§ **Request**: Without the pictures, return each record as it appears.

§ **Information provided**:
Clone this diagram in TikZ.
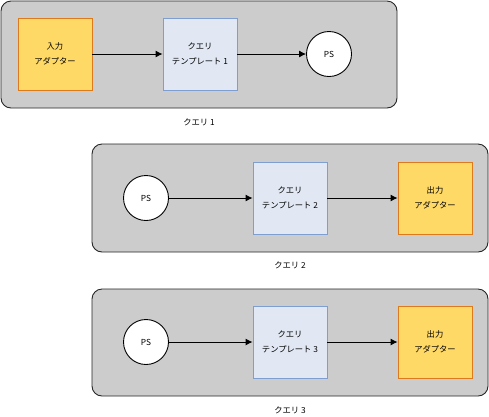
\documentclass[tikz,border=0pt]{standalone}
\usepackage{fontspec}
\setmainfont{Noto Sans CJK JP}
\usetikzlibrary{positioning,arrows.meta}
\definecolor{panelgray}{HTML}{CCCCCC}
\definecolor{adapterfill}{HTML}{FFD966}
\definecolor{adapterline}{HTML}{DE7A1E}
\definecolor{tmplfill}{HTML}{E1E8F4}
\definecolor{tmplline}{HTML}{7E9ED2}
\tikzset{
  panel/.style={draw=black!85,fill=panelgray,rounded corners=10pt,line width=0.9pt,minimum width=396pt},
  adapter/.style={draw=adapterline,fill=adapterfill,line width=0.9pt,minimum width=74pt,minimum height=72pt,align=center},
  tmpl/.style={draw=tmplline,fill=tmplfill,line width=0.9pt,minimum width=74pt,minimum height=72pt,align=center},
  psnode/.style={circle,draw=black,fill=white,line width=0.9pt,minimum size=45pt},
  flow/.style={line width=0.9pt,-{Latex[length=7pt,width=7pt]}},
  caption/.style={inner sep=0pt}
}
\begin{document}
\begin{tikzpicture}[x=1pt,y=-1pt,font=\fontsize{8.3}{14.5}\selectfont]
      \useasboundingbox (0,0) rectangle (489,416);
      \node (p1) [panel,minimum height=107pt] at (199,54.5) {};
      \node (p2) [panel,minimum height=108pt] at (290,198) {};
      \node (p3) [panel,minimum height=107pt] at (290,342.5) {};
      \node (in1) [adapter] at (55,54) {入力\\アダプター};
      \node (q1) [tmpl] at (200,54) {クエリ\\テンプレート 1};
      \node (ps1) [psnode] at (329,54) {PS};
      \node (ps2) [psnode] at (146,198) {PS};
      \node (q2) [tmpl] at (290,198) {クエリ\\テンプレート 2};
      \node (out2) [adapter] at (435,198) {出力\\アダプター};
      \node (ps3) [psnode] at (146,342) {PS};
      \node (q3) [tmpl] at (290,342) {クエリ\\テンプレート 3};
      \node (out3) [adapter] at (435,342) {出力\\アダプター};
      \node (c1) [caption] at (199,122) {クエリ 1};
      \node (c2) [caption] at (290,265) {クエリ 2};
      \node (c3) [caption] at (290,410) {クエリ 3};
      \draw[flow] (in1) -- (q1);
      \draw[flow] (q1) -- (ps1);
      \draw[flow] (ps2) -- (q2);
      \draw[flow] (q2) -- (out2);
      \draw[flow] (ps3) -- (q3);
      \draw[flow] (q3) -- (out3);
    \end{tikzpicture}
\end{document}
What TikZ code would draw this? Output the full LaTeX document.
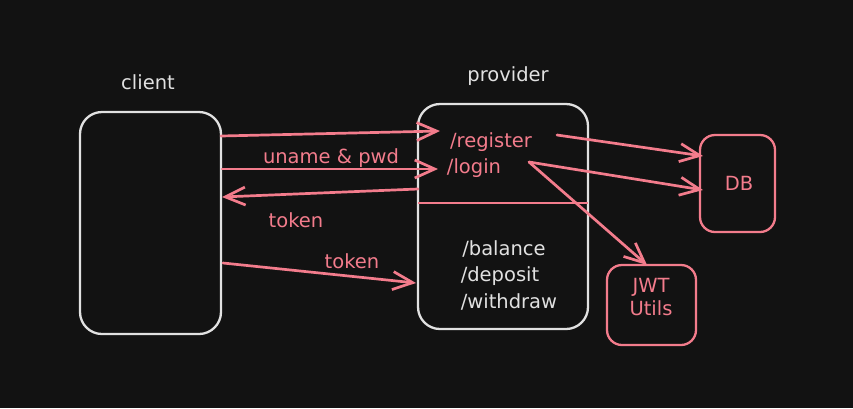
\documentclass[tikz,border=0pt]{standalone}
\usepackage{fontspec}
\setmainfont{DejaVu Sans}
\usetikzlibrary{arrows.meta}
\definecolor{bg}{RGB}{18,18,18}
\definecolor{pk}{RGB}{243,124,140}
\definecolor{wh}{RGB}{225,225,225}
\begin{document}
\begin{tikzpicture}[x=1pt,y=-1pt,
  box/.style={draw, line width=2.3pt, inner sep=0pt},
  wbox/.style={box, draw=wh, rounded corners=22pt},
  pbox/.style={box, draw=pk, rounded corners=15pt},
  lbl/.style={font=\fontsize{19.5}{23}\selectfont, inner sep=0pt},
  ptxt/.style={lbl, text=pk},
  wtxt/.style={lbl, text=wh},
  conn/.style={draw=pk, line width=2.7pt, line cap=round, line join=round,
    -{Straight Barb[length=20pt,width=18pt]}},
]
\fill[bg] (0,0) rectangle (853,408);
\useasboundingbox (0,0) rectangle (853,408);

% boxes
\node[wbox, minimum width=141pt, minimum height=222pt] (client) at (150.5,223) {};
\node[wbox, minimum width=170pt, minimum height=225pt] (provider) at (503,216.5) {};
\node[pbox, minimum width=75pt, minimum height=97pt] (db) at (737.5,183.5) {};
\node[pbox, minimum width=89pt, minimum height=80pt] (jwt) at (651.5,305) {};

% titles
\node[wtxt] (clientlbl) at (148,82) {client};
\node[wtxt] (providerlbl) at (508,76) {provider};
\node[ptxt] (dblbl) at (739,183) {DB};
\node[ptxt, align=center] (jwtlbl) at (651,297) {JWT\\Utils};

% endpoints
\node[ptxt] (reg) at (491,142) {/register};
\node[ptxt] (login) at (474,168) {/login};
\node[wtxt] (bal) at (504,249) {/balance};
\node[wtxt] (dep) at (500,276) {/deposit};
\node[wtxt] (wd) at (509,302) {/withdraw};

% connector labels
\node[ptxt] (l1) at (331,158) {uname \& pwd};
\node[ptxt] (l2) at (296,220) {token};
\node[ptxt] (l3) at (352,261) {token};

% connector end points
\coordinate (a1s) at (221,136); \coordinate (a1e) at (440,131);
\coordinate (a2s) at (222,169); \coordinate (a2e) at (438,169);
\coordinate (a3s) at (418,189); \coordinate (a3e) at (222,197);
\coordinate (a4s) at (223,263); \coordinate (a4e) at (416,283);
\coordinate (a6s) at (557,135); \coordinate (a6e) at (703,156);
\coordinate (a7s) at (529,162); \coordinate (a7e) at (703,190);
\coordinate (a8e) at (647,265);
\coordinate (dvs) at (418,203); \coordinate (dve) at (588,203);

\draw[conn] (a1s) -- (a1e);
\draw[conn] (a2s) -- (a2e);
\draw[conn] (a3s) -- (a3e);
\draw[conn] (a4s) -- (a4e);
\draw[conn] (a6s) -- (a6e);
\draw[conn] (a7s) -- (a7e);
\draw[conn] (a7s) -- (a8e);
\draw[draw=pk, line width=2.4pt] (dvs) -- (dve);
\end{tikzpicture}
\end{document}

§ **Exercise result**:
Clone this diagram in TikZ.
\documentclass[tikz,border=0pt]{standalone}
\usepackage{fontspec}
\setmainfont{Noto Sans CJK JP}
\usetikzlibrary{positioning,arrows.meta}
\definecolor{panelgray}{HTML}{CCCCCC}
\definecolor{adapterfill}{HTML}{FFD966}
\definecolor{adapterline}{HTML}{DE7A1E}
\definecolor{tmplfill}{HTML}{E1E8F4}
\definecolor{tmplline}{HTML}{7E9ED2}
\tikzset{
  panel/.style={draw=black!85,fill=panelgray,rounded corners=10pt,line width=0.9pt,minimum width=396pt},
  adapter/.style={draw=adapterline,fill=adapterfill,line width=0.9pt,minimum width=74pt,minimum height=72pt,align=center},
  tmpl/.style={draw=tmplline,fill=tmplfill,line width=0.9pt,minimum width=74pt,minimum height=72pt,align=center},
  psnode/.style={circle,draw=black,fill=white,line width=0.9pt,minimum size=45pt},
  flow/.style={line width=0.9pt,-{Latex[length=7pt,width=7pt]}},
  caption/.style={inner sep=0pt}
}
\begin{document}
\begin{tikzpicture}[x=1pt,y=-1pt,font=\fontsize{8.3}{14.5}\selectfont]
      \useasboundingbox (0,0) rectangle (489,416);
      \node (p1) [panel,minimum height=107pt] at (199,54.5) {};
      \node (p2) [panel,minimum height=108pt] at (290,198) {};
      \node (p3) [panel,minimum height=107pt] at (290,342.5) {};
      \node (in1) [adapter] at (55,54) {入力\\アダプター};
      \node (q1) [tmpl] at (200,54) {クエリ\\テンプレート 1};
      \node (ps1) [psnode] at (329,54) {PS};
      \node (ps2) [psnode] at (146,198) {PS};
      \node (q2) [tmpl] at (290,198) {クエリ\\テンプレート 2};
      \node (out2) [adapter] at (435,198) {出力\\アダプター};
      \node (ps3) [psnode] at (146,342) {PS};
      \node (q3) [tmpl] at (290,342) {クエリ\\テンプレート 3};
      \node (out3) [adapter] at (435,342) {出力\\アダプター};
      \node (c1) [caption] at (199,122) {クエリ 1};
      \node (c2) [caption] at (290,265) {クエリ 2};
      \node (c3) [caption] at (290,410) {クエリ 3};
      \draw[flow] (in1) -- (q1);
      \draw[flow] (q1) -- (ps1);
      \draw[flow] (ps2) -- (q2);
      \draw[flow] (q2) -- (out2);
      \draw[flow] (ps3) -- (q3);
      \draw[flow] (q3) -- (out3);
    \end{tikzpicture}
\end{document}
What TikZ code would draw this? Output the full LaTeX document.
\documentclass[tikz,border=0pt]{standalone}
\usepackage{fontspec}
\setmainfont{DejaVu Sans}
\usetikzlibrary{arrows.meta}
\definecolor{bg}{RGB}{18,18,18}
\definecolor{pk}{RGB}{243,124,140}
\definecolor{wh}{RGB}{225,225,225}
\begin{document}
\begin{tikzpicture}[x=1pt,y=-1pt,
  box/.style={draw, line width=2.3pt, inner sep=0pt},
  wbox/.style={box, draw=wh, rounded corners=22pt},
  pbox/.style={box, draw=pk, rounded corners=15pt},
  lbl/.style={font=\fontsize{19.5}{23}\selectfont, inner sep=0pt},
  ptxt/.style={lbl, text=pk},
  wtxt/.style={lbl, text=wh},
  conn/.style={draw=pk, line width=2.7pt, line cap=round, line join=round,
    -{Straight Barb[length=20pt,width=18pt]}},
]
\fill[bg] (0,0) rectangle (853,408);
\useasboundingbox (0,0) rectangle (853,408);

% boxes
\node[wbox, minimum width=141pt, minimum height=222pt] (client) at (150.5,223) {};
\node[wbox, minimum width=170pt, minimum height=225pt] (provider) at (503,216.5) {};
\node[pbox, minimum width=75pt, minimum height=97pt] (db) at (737.5,183.5) {};
\node[pbox, minimum width=89pt, minimum height=80pt] (jwt) at (651.5,305) {};

% titles
\node[wtxt] (clientlbl) at (148,82) {client};
\node[wtxt] (providerlbl) at (508,76) {provider};
\node[ptxt] (dblbl) at (739,183) {DB};
\node[ptxt, align=center] (jwtlbl) at (651,297) {JWT\\Utils};

% endpoints
\node[ptxt] (reg) at (491,142) {/register};
\node[ptxt] (login) at (474,168) {/login};
\node[wtxt] (bal) at (504,249) {/balance};
\node[wtxt] (dep) at (500,276) {/deposit};
\node[wtxt] (wd) at (509,302) {/withdraw};

% connector labels
\node[ptxt] (l1) at (331,158) {uname \& pwd};
\node[ptxt] (l2) at (296,220) {token};
\node[ptxt] (l3) at (352,261) {token};

% connector end points
\coordinate (a1s) at (221,136); \coordinate (a1e) at (440,131);
\coordinate (a2s) at (222,169); \coordinate (a2e) at (438,169);
\coordinate (a3s) at (418,189); \coordinate (a3e) at (222,197);
\coordinate (a4s) at (223,263); \coordinate (a4e) at (416,283);
\coordinate (a6s) at (557,135); \coordinate (a6e) at (703,156);
\coordinate (a7s) at (529,162); \coordinate (a7e) at (703,190);
\coordinate (a8e) at (647,265);
\coordinate (dvs) at (418,203); \coordinate (dve) at (588,203);

\draw[conn] (a1s) -- (a1e);
\draw[conn] (a2s) -- (a2e);
\draw[conn] (a3s) -- (a3e);
\draw[conn] (a4s) -- (a4e);
\draw[conn] (a6s) -- (a6e);
\draw[conn] (a7s) -- (a7e);
\draw[conn] (a7s) -- (a8e);
\draw[draw=pk, line width=2.4pt] (dvs) -- (dve);
\end{tikzpicture}
\end{document}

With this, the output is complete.